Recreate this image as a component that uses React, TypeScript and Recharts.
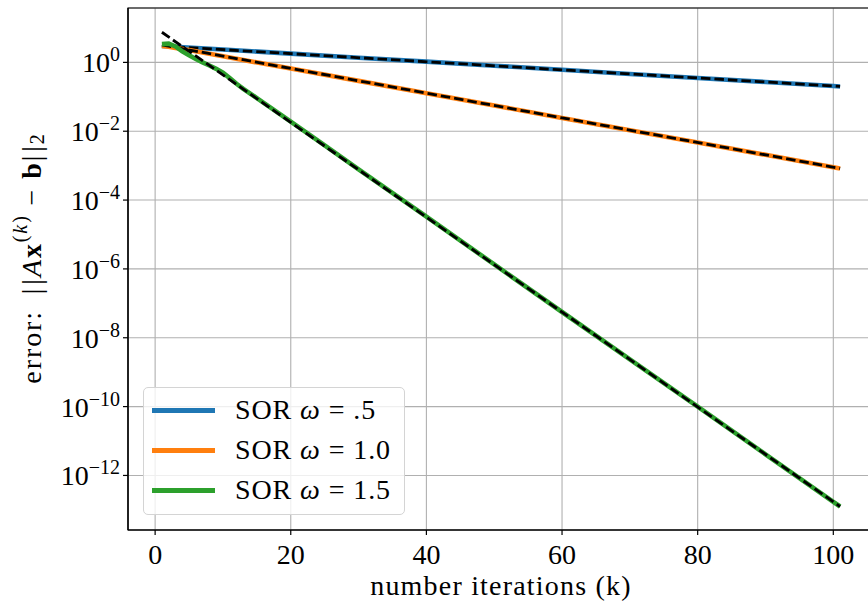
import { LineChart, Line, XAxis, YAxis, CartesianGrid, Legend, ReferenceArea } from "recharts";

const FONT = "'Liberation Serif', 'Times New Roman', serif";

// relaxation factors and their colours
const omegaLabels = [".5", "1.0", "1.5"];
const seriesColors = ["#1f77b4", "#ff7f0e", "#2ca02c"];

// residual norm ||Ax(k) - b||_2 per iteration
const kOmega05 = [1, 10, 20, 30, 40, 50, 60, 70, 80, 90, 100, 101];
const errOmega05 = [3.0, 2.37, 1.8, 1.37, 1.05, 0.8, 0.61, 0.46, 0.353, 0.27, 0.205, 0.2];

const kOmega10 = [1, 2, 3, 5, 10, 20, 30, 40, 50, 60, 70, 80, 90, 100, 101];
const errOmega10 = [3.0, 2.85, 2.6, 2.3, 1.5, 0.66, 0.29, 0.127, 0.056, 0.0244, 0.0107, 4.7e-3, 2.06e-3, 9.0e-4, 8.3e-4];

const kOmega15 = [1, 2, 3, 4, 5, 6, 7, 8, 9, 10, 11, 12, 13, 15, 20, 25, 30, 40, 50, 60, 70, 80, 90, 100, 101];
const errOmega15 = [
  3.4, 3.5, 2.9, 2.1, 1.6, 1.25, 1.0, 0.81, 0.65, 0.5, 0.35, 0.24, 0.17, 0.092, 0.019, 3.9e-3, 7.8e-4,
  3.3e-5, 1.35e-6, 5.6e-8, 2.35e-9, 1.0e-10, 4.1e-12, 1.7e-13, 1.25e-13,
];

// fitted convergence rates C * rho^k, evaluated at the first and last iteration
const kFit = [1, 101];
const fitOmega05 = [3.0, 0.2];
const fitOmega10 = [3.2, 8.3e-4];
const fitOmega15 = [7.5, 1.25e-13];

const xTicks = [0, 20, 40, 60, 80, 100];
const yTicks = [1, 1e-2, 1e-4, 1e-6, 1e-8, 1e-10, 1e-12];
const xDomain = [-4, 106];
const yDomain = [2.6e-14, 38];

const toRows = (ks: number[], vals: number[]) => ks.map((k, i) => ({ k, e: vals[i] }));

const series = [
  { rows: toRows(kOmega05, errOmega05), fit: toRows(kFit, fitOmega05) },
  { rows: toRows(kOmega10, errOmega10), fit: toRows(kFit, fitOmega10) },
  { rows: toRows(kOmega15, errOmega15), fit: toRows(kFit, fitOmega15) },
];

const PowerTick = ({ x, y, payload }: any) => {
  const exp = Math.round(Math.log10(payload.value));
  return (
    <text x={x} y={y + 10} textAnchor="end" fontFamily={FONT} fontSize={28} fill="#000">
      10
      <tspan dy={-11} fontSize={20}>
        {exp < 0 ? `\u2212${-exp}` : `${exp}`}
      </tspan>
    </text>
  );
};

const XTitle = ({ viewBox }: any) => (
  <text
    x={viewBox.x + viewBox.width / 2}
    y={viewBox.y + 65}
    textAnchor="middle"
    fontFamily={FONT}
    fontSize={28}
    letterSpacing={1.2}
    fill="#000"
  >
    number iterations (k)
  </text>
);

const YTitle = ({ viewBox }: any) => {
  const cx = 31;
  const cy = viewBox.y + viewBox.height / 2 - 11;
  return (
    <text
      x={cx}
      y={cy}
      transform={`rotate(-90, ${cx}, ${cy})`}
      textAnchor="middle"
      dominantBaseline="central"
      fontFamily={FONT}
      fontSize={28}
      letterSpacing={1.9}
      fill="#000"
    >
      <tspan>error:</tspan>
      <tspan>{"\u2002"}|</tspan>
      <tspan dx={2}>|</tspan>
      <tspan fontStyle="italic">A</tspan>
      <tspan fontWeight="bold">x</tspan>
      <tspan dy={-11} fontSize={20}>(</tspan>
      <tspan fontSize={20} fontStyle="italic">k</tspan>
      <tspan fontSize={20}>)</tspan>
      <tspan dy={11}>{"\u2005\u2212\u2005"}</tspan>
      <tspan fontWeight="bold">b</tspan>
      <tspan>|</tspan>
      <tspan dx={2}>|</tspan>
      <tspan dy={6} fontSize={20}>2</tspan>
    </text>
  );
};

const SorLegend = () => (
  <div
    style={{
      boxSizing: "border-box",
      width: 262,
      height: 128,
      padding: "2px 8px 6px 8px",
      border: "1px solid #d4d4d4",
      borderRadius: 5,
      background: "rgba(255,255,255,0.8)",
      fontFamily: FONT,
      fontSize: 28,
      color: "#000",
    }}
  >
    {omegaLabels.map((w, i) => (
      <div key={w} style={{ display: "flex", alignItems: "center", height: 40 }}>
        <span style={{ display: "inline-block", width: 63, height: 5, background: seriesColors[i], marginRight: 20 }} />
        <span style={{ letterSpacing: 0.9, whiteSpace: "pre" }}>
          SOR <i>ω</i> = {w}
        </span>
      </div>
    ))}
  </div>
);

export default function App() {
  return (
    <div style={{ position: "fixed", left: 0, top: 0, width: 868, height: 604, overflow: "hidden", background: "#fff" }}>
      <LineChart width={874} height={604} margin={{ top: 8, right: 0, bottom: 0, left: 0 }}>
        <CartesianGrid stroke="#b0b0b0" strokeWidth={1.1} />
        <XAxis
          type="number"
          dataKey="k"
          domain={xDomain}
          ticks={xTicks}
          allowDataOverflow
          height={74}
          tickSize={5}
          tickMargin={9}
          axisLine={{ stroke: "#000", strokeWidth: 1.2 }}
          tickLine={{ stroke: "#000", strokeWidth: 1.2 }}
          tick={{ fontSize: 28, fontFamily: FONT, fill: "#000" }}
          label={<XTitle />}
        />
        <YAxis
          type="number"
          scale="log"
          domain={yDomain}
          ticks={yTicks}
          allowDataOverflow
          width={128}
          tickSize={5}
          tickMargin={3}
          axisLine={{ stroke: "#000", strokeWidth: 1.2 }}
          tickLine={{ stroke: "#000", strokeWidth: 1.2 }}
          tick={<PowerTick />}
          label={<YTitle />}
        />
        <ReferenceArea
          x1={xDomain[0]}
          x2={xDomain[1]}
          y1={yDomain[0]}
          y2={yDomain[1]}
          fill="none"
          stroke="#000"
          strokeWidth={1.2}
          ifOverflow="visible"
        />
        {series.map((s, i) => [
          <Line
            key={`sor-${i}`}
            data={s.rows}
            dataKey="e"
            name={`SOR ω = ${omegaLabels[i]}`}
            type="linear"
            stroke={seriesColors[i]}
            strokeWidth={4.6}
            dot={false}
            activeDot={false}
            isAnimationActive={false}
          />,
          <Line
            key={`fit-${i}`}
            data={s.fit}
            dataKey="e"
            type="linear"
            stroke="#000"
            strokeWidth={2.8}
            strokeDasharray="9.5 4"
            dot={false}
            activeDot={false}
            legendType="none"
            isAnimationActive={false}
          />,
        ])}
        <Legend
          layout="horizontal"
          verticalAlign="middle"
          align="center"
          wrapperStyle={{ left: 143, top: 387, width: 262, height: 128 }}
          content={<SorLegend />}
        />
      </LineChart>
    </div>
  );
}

________

_PROBLEM:_ Repeat only what lies between the start of the data and the end of the line containing "Serif', 'Times New", exactly, with pictures left out.

_EXPECTED ANSWER:_
Recreate this image as a component that uses React, TypeScript and Recharts.
import { LineChart, Line, XAxis, YAxis, CartesianGrid, Legend, ReferenceArea } from "recharts";

const FONT = "'Liberation Serif', 'Times New Roman', serif";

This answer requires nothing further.